30 Aug Using Email for Renewals
Many organizations, including land trusts, are beginning to use email to carry the first renewal message. Follow-up to non-responders is carried by more traditional first class postage letters. Here are several things to think about if you are beginning to experiment along these lines:
- First, your website should be ready to receive renewal responses and donations before you send email asking for electronic renewals. Test the system yourself to make sure everything works. Then the email carries a hotlink to the renewal form and payment options.

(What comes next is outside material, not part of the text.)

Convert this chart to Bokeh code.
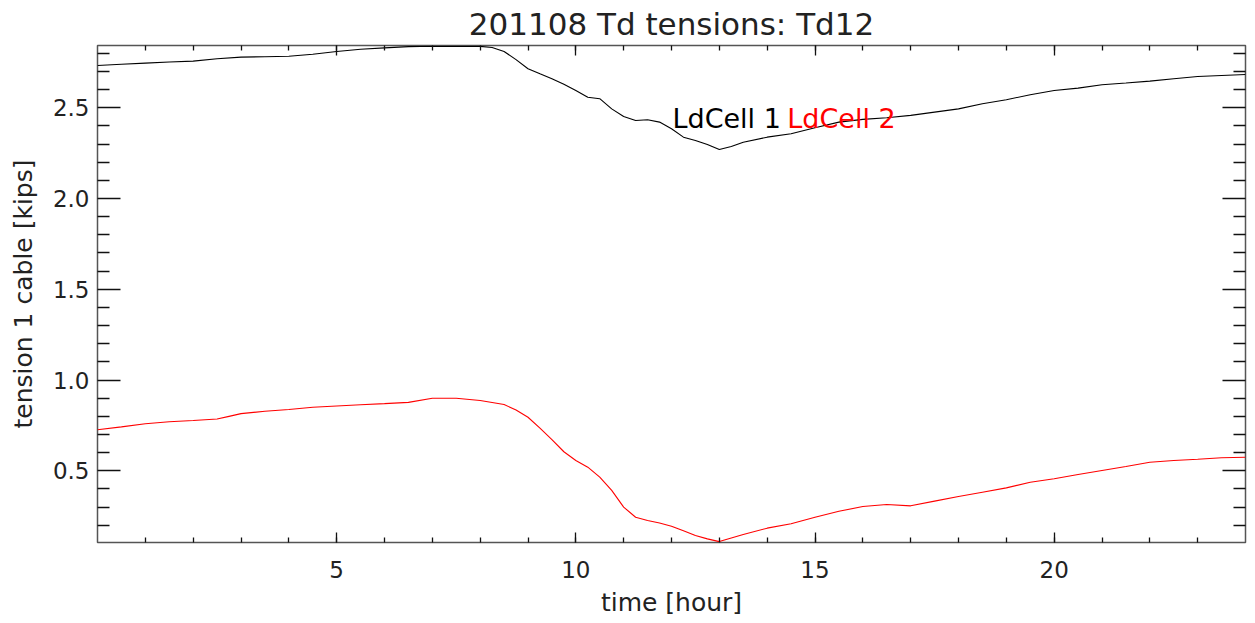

- Email marketing experts, such as www.responsys.com, report that you have 8 seconds to capture your reader’s attention, preferably even in the preview pane. In that time, the reader should have a clear idea:
- What the email is all about,
- What s/he is being asked to do, and
- Why it’s important to something now.
- The only indication that they got the email is a response from them, so don’t replace your renewal letters with email. Wait two weeks or so, and then send out the renewal mail as usual.
- Keep in mind that having members click through to a renewal form might be better for renewal rates than for upgrade success. For example, asking a member to “renew” at the upgraded level of $250 could well be undermined if the renewal form starts at $35. Instead, consider setting up multiple renewal forms starting at different amounts, and have the embedded hotlink set to the form most appropriate for the ask in the email.
- Finally don’t let requests for money be the only email you send to members. Use email to pass along important news items, upcoming events, and general announcements. Don’t send so much as to be bothersome, but try to keep the ratio of asking email down to 1:5 or lower.
Are you experimenting with electronic renewal programs? Can you share your story?